Penulis belajar dari kasus ini mengenai rasa kepercayaan dan komunikasi dalam suatu hubungan, karena walaupun komunikasi bukanlah “obat” untuk segala konflik, namun ketika suatu konflik disebabkan kurangnya komunikasi, maka komunikasi bisa menjadi solusi yang tepat dan diimbangi dengan rasa kepercayaan satu sama lain. Memiliki hubungan dengan orang lain pasti akan memiliki konflik, tergantung setiap individu bagaimana mereka mengelola konflik yang ada.

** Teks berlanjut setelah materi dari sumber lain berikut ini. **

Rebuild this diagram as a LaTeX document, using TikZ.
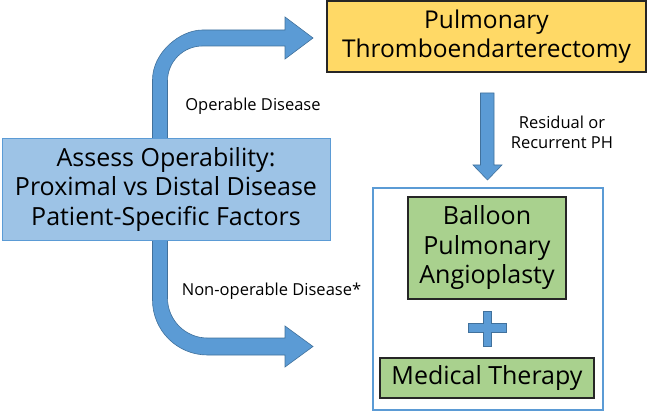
\documentclass[tikz,border=0pt]{standalone}
\usepackage{fontspec}
\setmainfont{Open Sans}
\definecolor{arrowblue}{HTML}{5B9BD5}
\definecolor{arrowedge}{HTML}{41719C}
\definecolor{boxblue}{HTML}{9DC3E6}
\definecolor{boxyellow}{HTML}{FFD966}
\definecolor{boxgreen}{HTML}{A9D18E}
\begin{document}
\begin{tikzpicture}[x=1pt,y=-1pt,
  bigtext/.style={font=\fontsize{25}{29.5}\selectfont, align=center},
  smalltext/.style={font=\fontsize{16.5}{20}\selectfont, align=center},
  blockarrow/.style={fill=arrowblue, draw=arrowedge, line width=0.6pt, line join=miter},
  boxbase/.style={inner sep=0pt, bigtext}]
\useasboundingbox (0,0) rectangle (649,412);
% block arrows
\draw[blockarrow] (152.5,139) -- (152.5,80) .. controls (152.5,52.4) and (180.1,30) .. (202.5,30)
  -- (285,30) -- (285,17) -- (313,38) -- (285,59) -- (285,46) -- (202.5,46)
  .. controls (183.2,46) and (167.5,61.7) .. (167.5,81) -- (167.5,139) -- cycle;
\draw[blockarrow] (152.5,240) -- (152.5,300) .. controls (152.5,330.4) and (177.1,355) .. (207.5,355)
  -- (285,355) -- (285,367) -- (313,346.5) -- (285,326) -- (285,338) -- (207.5,338)
  .. controls (185.4,338) and (167.5,320.1) .. (167.5,298) -- (167.5,240) -- cycle;
\draw[blockarrow] (480.5,93) -- (494,93) -- (494,165) -- (502,165) -- (487.5,180) -- (473,165) -- (480.5,165) -- cycle;
% nodes
\node[boxbase, draw=arrowblue, fill=boxblue, line width=1pt, minimum width=328pt, minimum height=101pt] (assess) at (166,189.5)
  {Assess Operability:\\Proximal vs Distal Disease\\Patient-Specific Factors};
\node[boxbase, draw=black!85, fill=boxyellow, line width=1.2pt, minimum width=319pt, minimum height=71pt, font=\fontsize{24.5}{29}\selectfont] (pte) at (486.5,36.5)
  {Pulmonary\\Thromboendarterectomy};
\node[draw=arrowblue, fill=white, line width=2.5pt, minimum width=230pt, minimum height=222pt, inner sep=0pt] (frame) at (488,299) {};
\node[boxbase, draw=black!85, fill=boxgreen, line width=1.2pt, minimum width=158pt, minimum height=102pt] (bpa) at (487,248)
  {Balloon\\Pulmonary\\Angioplasty};
\node[boxbase, draw=black!85, fill=boxgreen, line width=1.2pt, minimum width=214pt, minimum height=40pt] (med) at (487,378)
  {Medical Therapy};
\draw[blockarrow] (483,311) -- (491,311) -- (491,323) -- (506,323) -- (506,332) -- (491,332) -- (491,346) -- (483,346)
  -- (483,332) -- (468,332) -- (468,323) -- (483,323) -- cycle;
% labels
\node[smalltext] (oplab) at (253,106) {Operable Disease};
\node[smalltext] (nonoplab) at (271.5,291) {Non-operable Disease*};
\node[smalltext] (reslab) at (562,132) {Residual or\\Recurrent PH};
\end{tikzpicture}
\end{document}
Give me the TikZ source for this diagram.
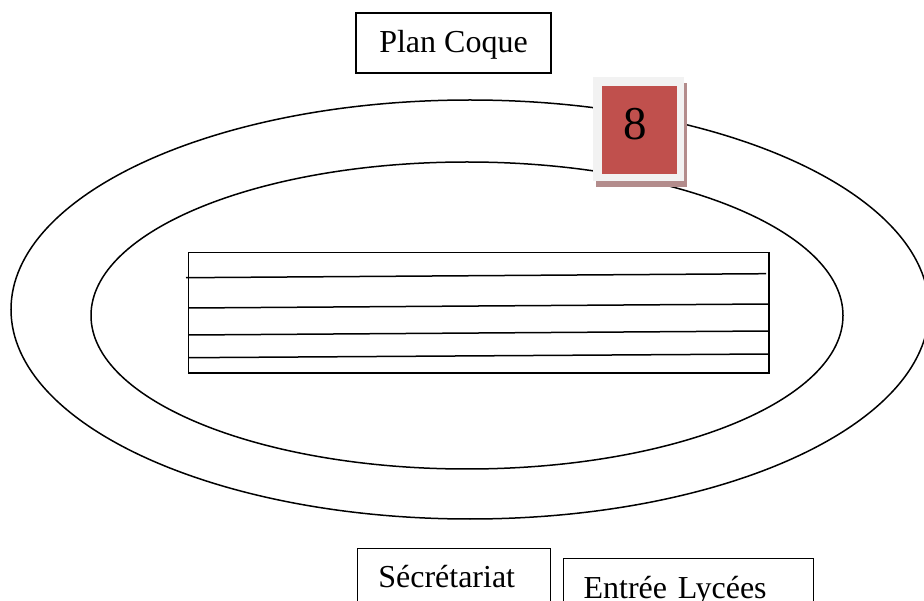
\documentclass[tikz,border=0pt]{standalone}
\usepackage{fontspec}
\setmainfont{Liberation Serif}
\usetikzlibrary{positioning,shadows}

\definecolor{tile}{RGB}{192,80,77}
\definecolor{tileframe}{RGB}{242,242,242}
\definecolor{tileshadow}{RGB}{179,140,140}

\begin{document}
\begin{tikzpicture}[x=1pt,y=-1pt,line width=1.5pt]
       \tikzstyle{every node}=[font=\fontsize{32}{38}\selectfont]
       \tikzstyle{label box}=[draw,line width=1.2pt,anchor=north west,align=left,inner ysep=0pt]

       \useasboundingbox (0,0) rectangle (924,601);
       \clip (0,0) rectangle (924,601);

       % the two tracks
       \draw (470,309.5) ellipse [x radius=459,y radius=209.5];
       \draw (467,315.5) ellipse [x radius=376,y radius=153.5];

       % the stand with its rows
       \coordinate (nw) at (188.5,252.5);
       \coordinate (se) at (769,373);
       \draw[line width=1.2pt] (nw) rectangle (se);
       \draw (186,277.7) -- (766,273.7);
       \draw (188.5,308) -- (769,304);
       \draw (188.5,335) -- (769,331);
       \draw (188.5,357.7) -- (769,354);

       % labels
       \node[draw,line width=1.2pt,minimum width=195pt,minimum height=60pt,
             text height=25pt,text depth=5pt,inner sep=0pt] (plan) at (453.5,43) {Plan Coque};
       \node[label box,text width=151pt,inner xsep=21pt,text height=39pt,text depth=40pt] (secr)
             at (356.7,548) {Sécrétariat};
       \node[label box,text width=210pt,inner xsep=20pt,text height=40pt,text depth=40pt] (entree)
             at (563,558) {Entrée Lycées};

       % number tile
       \node[fill=tileframe,minimum width=90.7pt,minimum height=104.3pt,inner sep=0pt,
             drop shadow={shadow xshift=2.7pt,shadow yshift=-6.3pt,fill=tileshadow,opacity=1}]
             (frame) at (638.65,128.85) {};
       \node[fill=tile,anchor=north west,align=left,text width=33.8pt,inner xsep=20.6pt,
             inner ysep=21.7pt,text height=32pt,text depth=12.6pt,
             font=\fontsize{47}{50}\selectfont] (num) at (601.7,85) {8};
\end{tikzpicture}
\end{document}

Mengelola konflik tidak selamanya menggunakan cara kekerasan, bisa dengan cara yang lebih halus yaitu dengan mengkomunikasikannya terlebih dahulu. Dalam kasus ini, pasti terdapat kurangnya komunikasi di antara kedua pihak, alhasil menimbulkan konflik hingga kasus penganiayaan dan pengrusakan barang. Tak lepas pula dengan dampak negatif yang ada. Dampaknya akan menimbulkan emosi dan stress negatif, berkurangnya komunikasi, menimbulkan sikap otoritatif, menimbulkan prasangka buruk, dan tekanan pada korban (Normalia, 2016, h. 24). Hubungan yang semula adem bisa menjadi berantakan hanya karena salah paham, emosi, pikiran, dan ego yang tidak terkendali.
Daftar Pustaka:
Baldwin, J. R., Coleman, R. R. M., Gonzales, A., & Shenoy-Packer, S. (2014). Intercultural Communication for Everyday Life. West Sussex : John Wiley & Sons.
Duhri, M. K. (2020, 3 Desember). Cemburu, Pria Sragen Tega Aniaya Pacar dan Bakar Sepeda Motor. Solopos.com.
Normalia, P. (2016). Pengaruh Sosial Masyarakat Pasca Konflik terhadap Psikologis Remaja. (Skripsi, Universitas Lampung, 2016).
Saefurahman, I. & Suwaryo, U. (2016). Transformasi Otonomi Desa : Pudarnya Kekuasaan Formal Desa dalam Penyelenggaraan Pemerintah pada Masa Orde Baru (Kasus Desa Neglasari Kecamatan Salawu Kabupaten Tasikmalaya). Jurnal Ilmiah Wahana Bhakti Praja, 6(2), 35.